** BEGIN Dataset content **

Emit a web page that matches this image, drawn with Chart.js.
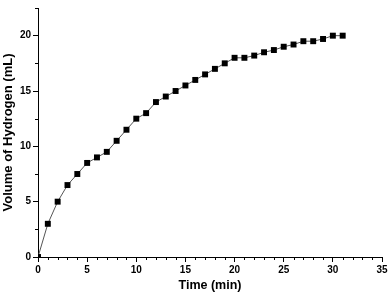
<!DOCTYPE html>
<html>
<head>
<meta charset="utf-8">
<script src="https://cdn.jsdelivr.net/npm/chart.js@4"></script>
<style>
  html, body { margin: 0; padding: 0; background: #fff; }
  #wrap { width: 390px; height: 295px; }
</style>
</head>
<body>
<div id="wrap"><canvas id="myChart" width="390" height="295"></canvas></div>
<script>
// Hydrogen volume, one point per minute
const times = [0, 1, 2, 3, 4, 5, 6, 7, 8, 9, 10, 11, 12, 13, 14, 15,
               16, 17, 18, 19, 20, 21, 22, 23, 24, 25, 26, 27, 28, 29, 30, 31];
const volumes = [0, 3, 5, 6.5, 7.5, 8.5, 9, 9.5, 10.5, 11.5, 12.5, 13, 14, 14.5, 15, 15.5,
                 16, 16.5, 17, 17.5, 18, 18, 18.2, 18.5, 18.7, 19, 19.2, 19.5, 19.5, 19.7, 20, 20];
const xTicks = [0, 5, 10, 15, 20, 25, 30, 35];
const yTicks = [0, 5, 10, 15, 20];

const xTitle = 'Time (min)';
const yTitle = 'Volume of Hydrogen (mL)';

const fontFamily = '"Liberation Sans", Arial, sans-serif';

// small ticks between the labelled ones (1 min on x, 2.5 mL on y)
const minorTicks = {
    id: 'minorTicks',
    afterDraw(chart) {
        const ctx = chart.ctx;
        const x = chart.scales.x;
        const y = chart.scales.y;
        const area = chart.chartArea;
        ctx.save();
        ctx.strokeStyle = '#000';
        ctx.lineWidth = 1;
        ctx.beginPath();
        for (let v = x.min; v <= x.max; v += 1) {
            if (xTicks.includes(v)) continue;
            const px = Math.round(x.getPixelForValue(v)) + 0.5;
            ctx.moveTo(px, area.bottom);
            ctx.lineTo(px, area.bottom + 3);
        }
        for (let v = y.min; v <= y.max; v += 2.5) {
            if (yTicks.includes(v)) continue;
            const py = Math.round(y.getPixelForValue(v)) + 0.5;
            ctx.moveTo(area.left - 3, py);
            ctx.lineTo(area.left, py);
        }
        ctx.stroke();
        ctx.restore();
    }
};

const ctx = document.getElementById('myChart').getContext('2d');
const myChart = new Chart(ctx, {
    type: 'line',
    data: {
        datasets: [{
            data: times.map((t, i) => ({ x: t, y: volumes[i] })),
            borderColor: '#555',
            borderWidth: 1,
            backgroundColor: '#000',
            pointStyle: 'rect',
            pointRadius: 4.2,
            pointBorderWidth: 0,
            pointBackgroundColor: '#000',
            tension: 0,
            fill: false
        }]
    },
    options: {
        responsive: false,
        animation: false,
        maintainAspectRatio: false,
        layout: { padding: { top: 2, right: 8, left: 0, bottom: 0 } },
        plugins: {
            legend: { display: false },
            tooltip: { enabled: false }
        },
        scales: {
            x: {
                type: 'linear',
                min: 0,
                max: 35,
                afterFit: scale => { scale.height = 38; },
                afterBuildTicks: scale => { scale.ticks = xTicks.map(v => ({ value: v })); },
                grid: { drawOnChartArea: false, color: '#000', tickLength: 5 },
                border: { color: '#000', width: 1 },
                ticks: {
                    color: '#000',
                    padding: 2,
                    maxRotation: 0,
                    font: { family: fontFamily, size: 10, weight: 'bold' }
                },
                title: {
                    display: true,
                    text: xTitle,
                    color: '#000',
                    padding: { top: 2, bottom: 2 },
                    font: { family: fontFamily, size: 12.5, weight: 'bold' }
                }
            },
            y: {
                min: 0,
                max: 22.5,
                afterFit: scale => { scale.width = 38; },
                afterBuildTicks: scale => { scale.ticks = yTicks.map(v => ({ value: v })); },
                grid: { drawOnChartArea: false, color: '#000', tickLength: 5 },
                border: { color: '#000', width: 1 },
                ticks: {
                    color: '#000',
                    padding: 2,
                    font: { family: fontFamily, size: 10, weight: 'bold' }
                },
                title: {
                    display: true,
                    text: yTitle,
                    color: '#000',
                    padding: { top: 1, bottom: 0 },
                    font: { family: fontFamily, size: 13, weight: 'bold' }
                }
            }
        }
    },
    plugins: [minorTicks]
});
</script>
</body>
</html>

** END Dataset content **

Exercise directions: Give all the lines above again, character for character, without pictures.

Exercise solution:
Emit a web page that matches this image, drawn with Chart.js.
<!DOCTYPE html>
<html>
<head>
<meta charset="utf-8">
<script src="https://cdn.jsdelivr.net/npm/chart.js@4"></script>
<style>
  html, body { margin: 0; padding: 0; background: #fff; }
  #wrap { width: 390px; height: 295px; }
</style>
</head>
<body>
<div id="wrap"><canvas id="myChart" width="390" height="295"></canvas></div>
<script>
// Hydrogen volume, one point per minute
const times = [0, 1, 2, 3, 4, 5, 6, 7, 8, 9, 10, 11, 12, 13, 14, 15,
               16, 17, 18, 19, 20, 21, 22, 23, 24, 25, 26, 27, 28, 29, 30, 31];
const volumes = [0, 3, 5, 6.5, 7.5, 8.5, 9, 9.5, 10.5, 11.5, 12.5, 13, 14, 14.5, 15, 15.5,
                 16, 16.5, 17, 17.5, 18, 18, 18.2, 18.5, 18.7, 19, 19.2, 19.5, 19.5, 19.7, 20, 20];
const xTicks = [0, 5, 10, 15, 20, 25, 30, 35];
const yTicks = [0, 5, 10, 15, 20];

const xTitle = 'Time (min)';
const yTitle = 'Volume of Hydrogen (mL)';

const fontFamily = '"Liberation Sans", Arial, sans-serif';

// small ticks between the labelled ones (1 min on x, 2.5 mL on y)
const minorTicks = {
    id: 'minorTicks',
    afterDraw(chart) {
        const ctx = chart.ctx;
        const x = chart.scales.x;
        const y = chart.scales.y;
        const area = chart.chartArea;
        ctx.save();
        ctx.strokeStyle = '#000';
        ctx.lineWidth = 1;
        ctx.beginPath();
        for (let v = x.min; v <= x.max; v += 1) {
            if (xTicks.includes(v)) continue;
            const px = Math.round(x.getPixelForValue(v)) + 0.5;
            ctx.moveTo(px, area.bottom);
            ctx.lineTo(px, area.bottom + 3);
        }
        for (let v = y.min; v <= y.max; v += 2.5) {
            if (yTicks.includes(v)) continue;
            const py = Math.round(y.getPixelForValue(v)) + 0.5;
            ctx.moveTo(area.left - 3, py);
            ctx.lineTo(area.left, py);
        }
        ctx.stroke();
        ctx.restore();
    }
};

const ctx = document.getElementById('myChart').getContext('2d');
const myChart = new Chart(ctx, {
    type: 'line',
    data: {
        datasets: [{
            data: times.map((t, i) => ({ x: t, y: volumes[i] })),
            borderColor: '#555',
            borderWidth: 1,
            backgroundColor: '#000',
            pointStyle: 'rect',
            pointRadius: 4.2,
            pointBorderWidth: 0,
            pointBackgroundColor: '#000',
            tension: 0,
            fill: false
        }]
    },
    options: {
        responsive: false,
        animation: false,
        maintainAspectRatio: false,
        layout: { padding: { top: 2, right: 8, left: 0, bottom: 0 } },
        plugins: {
            legend: { display: false },
            tooltip: { enabled: false }
        },
        scales: {
            x: {
                type: 'linear',
                min: 0,
                max: 35,
                afterFit: scale => { scale.height = 38; },
                afterBuildTicks: scale => { scale.ticks = xTicks.map(v => ({ value: v })); },
                grid: { drawOnChartArea: false, color: '#000', tickLength: 5 },
                border: { color: '#000', width: 1 },
                ticks: {
                    color: '#000',
                    padding: 2,
                    maxRotation: 0,
                    font: { family: fontFamily, size: 10, weight: 'bold' }
                },
                title: {
                    display: true,
                    text: xTitle,
                    color: '#000',
                    padding: { top: 2, bottom: 2 },
                    font: { family: fontFamily, size: 12.5, weight: 'bold' }
                }
            },
            y: {
                min: 0,
                max: 22.5,
                afterFit: scale => { scale.width = 38; },
                afterBuildTicks: scale => { scale.ticks = yTicks.map(v => ({ value: v })); },
                grid: { drawOnChartArea: false, color: '#000', tickLength: 5 },
                border: { color: '#000', width: 1 },
                ticks: {
                    color: '#000',
                    padding: 2,
                    font: { family: fontFamily, size: 10, weight: 'bold' }
                },
                title: {
                    display: true,
                    text: yTitle,
                    color: '#000',
                    padding: { top: 1, bottom: 0 },
                    font: { family: fontFamily, size: 13, weight: 'bold' }
                }
            }
        }
    },
    plugins: [minorTicks]
});
</script>
</body>
</html>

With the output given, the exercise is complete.